• DESCRIPTION OF THE TASK:
Only the lines from the start of the data through the line with "import * as d3 from 'd3';" belong in the copy. Restate them word for word, minus the pictures.

• DATA SEGMENT:
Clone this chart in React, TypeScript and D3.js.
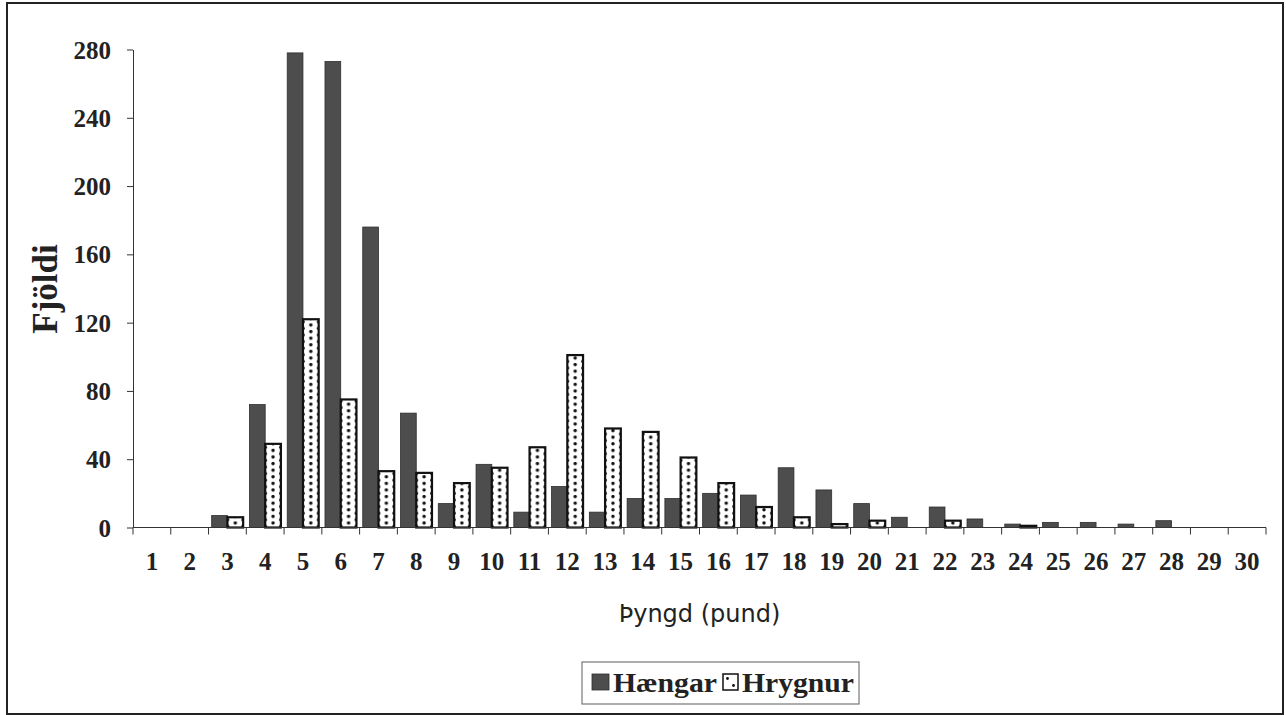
import React, { useEffect, useRef } from 'react';
import * as d3 from 'd3';

const weights: string[] = Array.from({ length: 30 }, (_, i) => String(i + 1));
const haengar = [0, 0, 7, 72, 278, 273, 176, 67, 14, 37, 9, 24, 9, 17, 17, 20, 19, 35, 22, 14, 6, 12, 5, 2, 3, 3, 2, 4, 0, 0];
const hrygnur = [0, 0, 6, 49, 122, 75, 33, 32, 26, 35, 47, 101, 58, 56, 41, 26, 12, 6, 2, 4, 0, 4, 0, 1, 0, 0, 0, 0, 0, 0];
const yTicks = [0, 40, 80, 120, 160, 200, 240, 280];
const seriesNames = ['Hængar', 'Hrygnur'];

const serif = '"Liberation Serif", "Times New Roman", serif';
const dark = '#4d4d4d';

const App: React.FC = () => {
  const svgRef = useRef<SVGSVGElement>(null);

  useEffect(() => {
    const svg = d3.select(svgRef.current);
    svg.selectAll('*').remove();

    const left = 133, right = 1266, top = 49.5, bottom = 527.5;

    const x = d3.scaleBand<string>().domain(weights).range([left, right]).padding(0);
    const inner = d3.scaleBand<string>().domain(seriesNames).range([0, x.bandwidth()]).paddingInner(0).paddingOuter(0.2);
    const y = d3.scaleLinear().domain([0, 280]).range([bottom, top]);
    const bw = inner.bandwidth();

    // outer frame
    svg.append('rect')
      .attr('x', 7).attr('y', 3).attr('width', 1276).attr('height', 711)
      .attr('fill', 'white').attr('stroke', '#222').attr('stroke-width', 2);

    const defs = svg.append('defs');
    const dotPattern = (id: string, x0: number, w: number) => {
      const p = defs.append('pattern')
        .attr('id', id).attr('patternUnits', 'userSpaceOnUse')
        .attr('x', x0).attr('y', 0).attr('width', w).attr('height', 6.6);
      p.append('rect').attr('width', w).attr('height', 6.6).attr('fill', 'white');
      p.append('circle').attr('cx', w / 2).attr('cy', 1.65).attr('r', 1.7).attr('fill', '#111');
      p.append('circle').attr('cx', 0).attr('cy', 4.95).attr('r', 1.8).attr('fill', '#111');
      p.append('circle').attr('cx', w).attr('cy', 4.95).attr('r', 1.8).attr('fill', '#111');
    };

    // y axis
    const yAxis = svg.append('g')
      .attr('transform', `translate(${left},0)`)
      .call(d3.axisLeft(y).tickValues(yTicks).tickSize(6).tickSizeOuter(0).tickPadding(16));
    yAxis.select('.domain').attr('stroke', '#333').attr('stroke-width', 1);
    yAxis.selectAll('.tick line').attr('stroke', '#333');
    yAxis.selectAll('.tick text')
      .attr('font-family', serif).attr('font-weight', 'bold').attr('font-size', 25)
      .attr('fill', '#222').attr('dy', '0.34em');

    // bars
    weights.forEach((w, i) => {
      const gx = x(w)!;
      const hv = haengar[i];
      const rv = hrygnur[i];
      if (hv > 0) {
        svg.append('rect')
          .attr('x', gx + inner('Hængar')!).attr('y', y(hv))
          .attr('width', bw).attr('height', y(0) - y(hv))
          .attr('fill', dark).attr('stroke', '#2e2e2e').attr('stroke-width', 0.8);
      }
      if (rv > 0) {
        const bx = gx + inner('Hrygnur')!;
        dotPattern(`dots-${i}`, bx, bw);
        svg.append('rect')
          .attr('x', bx).attr('y', y(rv))
          .attr('width', bw).attr('height', y(0) - y(rv))
          .attr('fill', `url(#dots-${i})`).attr('stroke', '#111').attr('stroke-width', 2.2);
      }
    });

    // x axis
    svg.append('line')
      .attr('x1', left).attr('x2', right).attr('y1', bottom).attr('y2', bottom)
      .attr('stroke', '#333').attr('stroke-width', 1.2);
    const boundaries = weights.map(w => x(w)!).concat([right]);
    svg.selectAll('line.xtick').data(boundaries).enter().append('line')
      .attr('class', 'xtick')
      .attr('x1', d => d).attr('x2', d => d).attr('y1', bottom).attr('y2', bottom + 7)
      .attr('stroke', '#333');
    svg.selectAll('text.xlab').data(weights).enter().append('text')
      .attr('class', 'xlab')
      .attr('x', d => x(d)! + x.bandwidth() / 2).attr('y', 570)
      .attr('text-anchor', 'middle')
      .attr('font-family', serif).attr('font-weight', 'bold').attr('font-size', 25).attr('fill', '#222')
      .text(d => d);

    // axis titles
    svg.append('text')
      .attr('transform', 'translate(57,289) rotate(-90)')
      .attr('text-anchor', 'middle')
      .attr('font-family', serif).attr('font-weight', 'bold').attr('font-size', 35).attr('fill', '#222')
      .text('Fjöldi');
    svg.append('text')
      .attr('x', (left + right) / 2).attr('y', 622)
      .attr('text-anchor', 'middle')
      .attr('font-family', '"DejaVu Sans", Verdana, sans-serif').attr('font-size', 24).attr('fill', '#222')
      .text('Þyngd (pund)');

    // legend
    const lg = svg.append('g');
    lg.append('rect')
      .attr('x', 582).attr('y', 662).attr('width', 277).attr('height', 42)
      .attr('fill', 'white').attr('stroke', '#777').attr('stroke-width', 1.2);
    lg.append('rect').attr('x', 592).attr('y', 674).attr('width', 17).attr('height', 16)
      .attr('fill', dark).attr('stroke', '#2e2e2e').attr('stroke-width', 0.8);
    lg.append('text').attr('x', 613).attr('y', 692)
      .attr('font-family', serif).attr('font-weight', 'bold').attr('font-size', 27).attr('fill', '#222')
      .attr('textLength', 104).attr('lengthAdjust', 'spacingAndGlyphs')
      .text(seriesNames[0]);
    lg.append('rect').attr('x', 723).attr('y', 674).attr('width', 15).attr('height', 16)
      .attr('fill', 'white').attr('stroke', '#111').attr('stroke-width', 1.5);
    lg.append('circle').attr('cx', 727.5).attr('cy', 678.5).attr('r', 1.4).attr('fill', '#111');
    lg.append('circle').attr('cx', 733.5).attr('cy', 685.5).attr('r', 1.4).attr('fill', '#111');
    lg.append('text').attr('x', 742).attr('y', 692)
      .attr('font-family', serif).attr('font-weight', 'bold').attr('font-size', 27).attr('fill', '#222')
      .attr('textLength', 112).attr('lengthAdjust', 'spacingAndGlyphs')
      .text(seriesNames[1]);
  }, []);

  return (
    <svg ref={svgRef} width={1286} height={715}
      style={{ position: 'absolute', left: 0, top: 0, background: 'white' }} />
  );
};

export default App;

• TASK SOLUTION:
Clone this chart in React, TypeScript and D3.js.
import React, { useEffect, useRef } from 'react';
import * as d3 from 'd3';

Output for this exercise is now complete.